Sean Sasser, One-Time Star of MTV’s ‘Real World,’ Dies of Mesothelioma
August 15, 2013
Celebrity Sean Sasser of MTV fame lived productively for 25 years after being diagnosed with HIV, a testament to the progress that has been made in treating a once-deadly disease.
Yet he lived only six weeks after being diagnosed with malignant mesothelioma, a reminder of how aggressive this asbestos cancer is.
Sasser, who rose to fame in “The Real World: San Francisco,” a reality television show that launched in the 1990s, died last week. He was 44. His death came soon after he was hit by the rare but lethal interaction of these two insidious diseases.
“If you are HIV positive, and you get mesothelioma, it’s going to travel like wildfire. It happens so fast, it makes your head spin,” said Raja Flores, M.D., chief of thoracic surgery at Mount Sinai Hospital in New York City and a renowned authority on mesothelioma.

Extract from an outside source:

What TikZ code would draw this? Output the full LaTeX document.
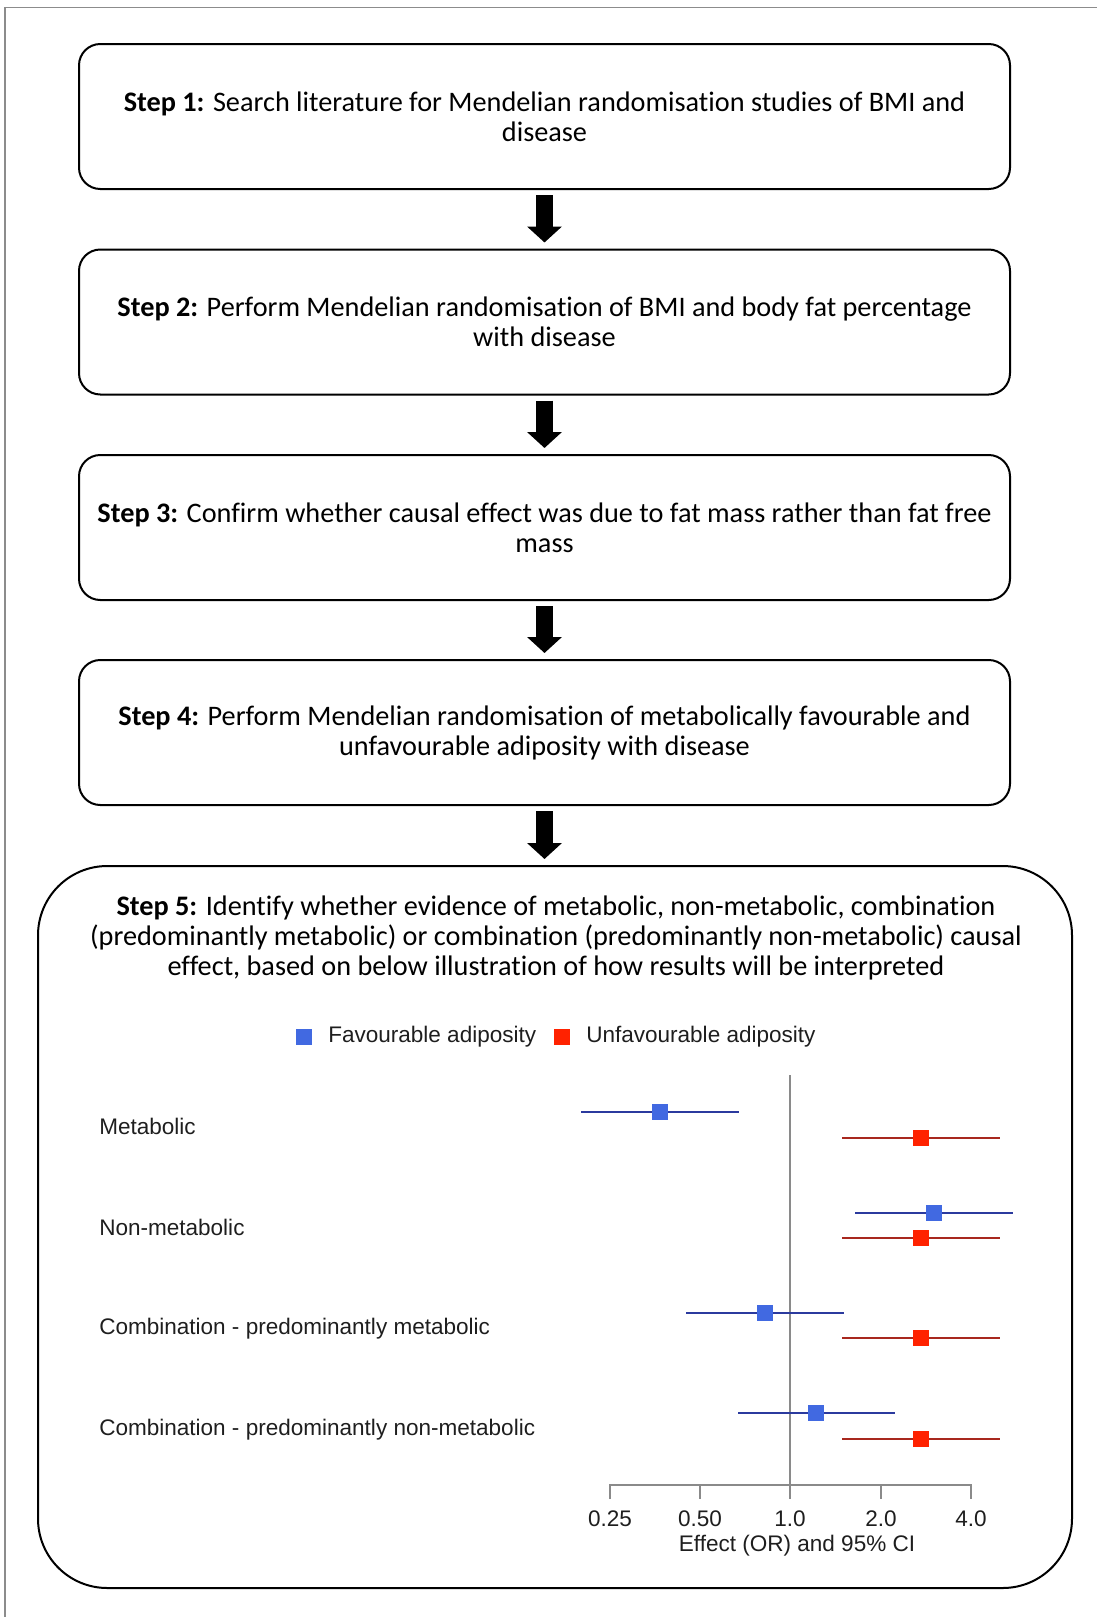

“You hardly ever see it — I’ve seen it only twice in my life — but you put the two together, and it’s a real bad situation,” Flores told Asbestos.com.
Flores did not treat Sasser and did not speak of him specifically, but he responded to a question about the effect that HIV would have on a mesothelioma patient.

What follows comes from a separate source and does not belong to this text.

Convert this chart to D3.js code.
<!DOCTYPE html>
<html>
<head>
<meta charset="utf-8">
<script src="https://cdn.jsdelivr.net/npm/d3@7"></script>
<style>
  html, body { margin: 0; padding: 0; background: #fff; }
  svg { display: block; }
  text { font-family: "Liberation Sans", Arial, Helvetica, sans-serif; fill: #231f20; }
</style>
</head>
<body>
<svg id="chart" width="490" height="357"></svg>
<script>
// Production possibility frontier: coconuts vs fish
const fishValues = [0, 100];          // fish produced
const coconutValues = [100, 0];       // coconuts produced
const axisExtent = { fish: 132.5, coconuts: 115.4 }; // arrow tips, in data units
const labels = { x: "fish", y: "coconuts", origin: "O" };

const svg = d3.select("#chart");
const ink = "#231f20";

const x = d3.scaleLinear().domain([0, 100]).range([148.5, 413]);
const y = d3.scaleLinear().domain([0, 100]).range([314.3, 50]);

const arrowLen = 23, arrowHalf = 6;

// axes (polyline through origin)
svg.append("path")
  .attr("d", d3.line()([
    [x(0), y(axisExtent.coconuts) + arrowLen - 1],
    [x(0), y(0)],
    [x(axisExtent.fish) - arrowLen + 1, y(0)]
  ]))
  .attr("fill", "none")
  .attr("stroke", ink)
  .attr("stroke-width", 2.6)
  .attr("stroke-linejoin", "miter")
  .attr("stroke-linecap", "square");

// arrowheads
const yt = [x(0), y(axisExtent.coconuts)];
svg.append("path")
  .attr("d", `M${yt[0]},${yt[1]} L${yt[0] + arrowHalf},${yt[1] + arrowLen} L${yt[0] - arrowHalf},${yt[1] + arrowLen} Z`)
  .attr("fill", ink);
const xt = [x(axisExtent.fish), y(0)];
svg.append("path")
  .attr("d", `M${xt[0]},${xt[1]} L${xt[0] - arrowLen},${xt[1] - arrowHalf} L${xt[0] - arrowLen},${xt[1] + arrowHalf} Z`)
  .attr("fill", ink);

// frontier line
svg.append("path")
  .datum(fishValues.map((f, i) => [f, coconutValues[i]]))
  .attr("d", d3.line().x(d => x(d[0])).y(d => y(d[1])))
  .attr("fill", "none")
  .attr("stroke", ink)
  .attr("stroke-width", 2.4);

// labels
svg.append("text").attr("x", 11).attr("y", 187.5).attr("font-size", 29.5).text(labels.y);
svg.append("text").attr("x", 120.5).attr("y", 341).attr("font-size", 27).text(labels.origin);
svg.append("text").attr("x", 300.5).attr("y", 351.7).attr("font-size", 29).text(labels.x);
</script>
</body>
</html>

Immune System Plays Key Role
Mesothelioma, which is diagnosed in an estimated 3,000 Americans annually, is caused by inhalation or ingestion of microscopic asbestos fibers. There is normally a long latency period (10 to 50 years) between exposure and diagnosis. It is diagnosed typically in older patients (65-70) who worked for many years around asbestos products.

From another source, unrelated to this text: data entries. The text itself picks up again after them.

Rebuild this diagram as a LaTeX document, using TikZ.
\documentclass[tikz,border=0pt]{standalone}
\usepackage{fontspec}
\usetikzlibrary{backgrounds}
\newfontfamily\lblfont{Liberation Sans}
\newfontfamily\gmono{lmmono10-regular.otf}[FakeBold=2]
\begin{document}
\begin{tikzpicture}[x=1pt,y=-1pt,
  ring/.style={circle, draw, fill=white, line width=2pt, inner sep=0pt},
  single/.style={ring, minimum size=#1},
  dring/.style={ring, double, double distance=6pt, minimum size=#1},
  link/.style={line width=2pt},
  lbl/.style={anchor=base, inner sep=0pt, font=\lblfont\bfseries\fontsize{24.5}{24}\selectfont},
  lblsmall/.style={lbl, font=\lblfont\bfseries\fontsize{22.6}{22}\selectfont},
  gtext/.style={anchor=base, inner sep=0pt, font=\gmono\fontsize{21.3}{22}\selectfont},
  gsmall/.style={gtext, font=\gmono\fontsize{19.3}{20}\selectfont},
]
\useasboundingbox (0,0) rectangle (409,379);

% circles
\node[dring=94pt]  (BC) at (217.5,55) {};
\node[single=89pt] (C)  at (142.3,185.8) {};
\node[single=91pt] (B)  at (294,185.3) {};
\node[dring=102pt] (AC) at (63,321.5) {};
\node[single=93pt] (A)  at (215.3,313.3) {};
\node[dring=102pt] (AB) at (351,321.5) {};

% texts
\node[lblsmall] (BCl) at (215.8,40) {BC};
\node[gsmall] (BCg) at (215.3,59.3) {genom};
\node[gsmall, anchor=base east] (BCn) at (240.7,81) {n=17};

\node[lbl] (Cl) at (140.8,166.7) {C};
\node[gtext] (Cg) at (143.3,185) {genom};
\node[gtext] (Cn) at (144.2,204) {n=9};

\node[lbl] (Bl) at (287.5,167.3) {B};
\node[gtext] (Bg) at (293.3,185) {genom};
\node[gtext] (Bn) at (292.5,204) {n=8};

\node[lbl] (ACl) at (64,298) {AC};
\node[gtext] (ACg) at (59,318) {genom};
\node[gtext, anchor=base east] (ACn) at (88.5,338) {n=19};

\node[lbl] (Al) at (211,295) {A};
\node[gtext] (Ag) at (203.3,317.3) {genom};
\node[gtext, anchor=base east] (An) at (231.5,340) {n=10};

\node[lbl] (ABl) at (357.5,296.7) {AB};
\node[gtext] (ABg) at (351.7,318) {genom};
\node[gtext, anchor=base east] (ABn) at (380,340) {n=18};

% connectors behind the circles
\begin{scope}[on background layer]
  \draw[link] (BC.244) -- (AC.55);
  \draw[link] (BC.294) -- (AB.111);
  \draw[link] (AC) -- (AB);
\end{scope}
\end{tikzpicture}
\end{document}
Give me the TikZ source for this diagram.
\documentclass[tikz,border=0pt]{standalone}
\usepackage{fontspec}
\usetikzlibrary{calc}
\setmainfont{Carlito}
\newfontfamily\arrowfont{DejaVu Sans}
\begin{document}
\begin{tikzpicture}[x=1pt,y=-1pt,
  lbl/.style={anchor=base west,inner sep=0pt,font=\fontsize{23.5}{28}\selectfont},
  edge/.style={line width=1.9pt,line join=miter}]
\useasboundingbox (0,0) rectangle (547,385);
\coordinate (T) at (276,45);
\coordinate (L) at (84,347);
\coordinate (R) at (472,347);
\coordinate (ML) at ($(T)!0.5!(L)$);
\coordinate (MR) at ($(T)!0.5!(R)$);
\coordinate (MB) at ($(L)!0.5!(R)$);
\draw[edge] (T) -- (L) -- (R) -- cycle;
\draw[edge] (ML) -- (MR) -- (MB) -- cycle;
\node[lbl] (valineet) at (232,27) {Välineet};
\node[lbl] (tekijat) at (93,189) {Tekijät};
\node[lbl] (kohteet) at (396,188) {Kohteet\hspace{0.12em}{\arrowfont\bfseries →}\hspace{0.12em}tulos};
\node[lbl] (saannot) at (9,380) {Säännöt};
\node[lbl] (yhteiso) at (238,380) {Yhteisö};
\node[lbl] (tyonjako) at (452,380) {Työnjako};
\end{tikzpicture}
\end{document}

The expected survival rate after diagnosis of mesothelioma is 9 to 18 months. The key to recent advancements in survival time has been immunotherapy, which fights the disease by strengthening the body’s immune system.
HIV, conversely, attacks the body’s immune system and destroys cells that help the body fight various diseases, which is why it triggers such a negative reaction with mesothelioma.
“I don’t know of any connection where HIV will predispose you to getting mesothelioma, but if you put them together, it will travel quickly,” Flores said. “It happens so rarely. It’s not the typical patient population we see.”
Sasser, according to various reports, had no known occupational exposure to asbestos. However, because asbestos was used extensively in both residential and commercial construction throughout much of the 20th century, millions of Americans were unknowingly exposed to the toxic mineral.
According to a multi-center study in 2009 that is part of Cases Journal and the National Institutes of Health, researchers believe that HIV can make a person prone to developing mesothelioma, and even suggested it could cause the disease.
“The development of mesothelioma in patients with HIV/AIDS … suggests that chronic immunosuppression enhances susceptibility to mesothelioma,” says the study. “Cases have been reported in this patient population without a history of asbestos exposure.”
Compelling Story Line
Sasser became well-known after breaking cultural barriers with his well-publicized commitment ceremony on “The Real World” show to Pedro Zamora. They were the first openly gay, openly HIV-positive couple on television. Zamora, a better-known AIDS activist, died of the disease shortly after the final episode of the season aired in 1994.
At the time, AIDS still was considered a fatal disease. It wasn’t until later in the decade that rapid advancements in treatment developed.
Sasser, like many others, was able to manage the disease through vigilance and medical advancements. His relationship with Zamora became the most compelling story line for the show. It also was a landmark moment in television history.
Sasser remained an AIDS activist and educator for many years, although his television career faded. He worked much of this year in Washington, D.C., as a pastry chef.
Sasser’s longtime partner, Michael Kaplan, told CNN last week, a day after his death was announced, that Sasser was diagnosed early in July with Stage IV mesothelioma.
It followed diagnostic tests in June that first revealed serious problems. He died in the home he shared with Kaplan, according to CNN.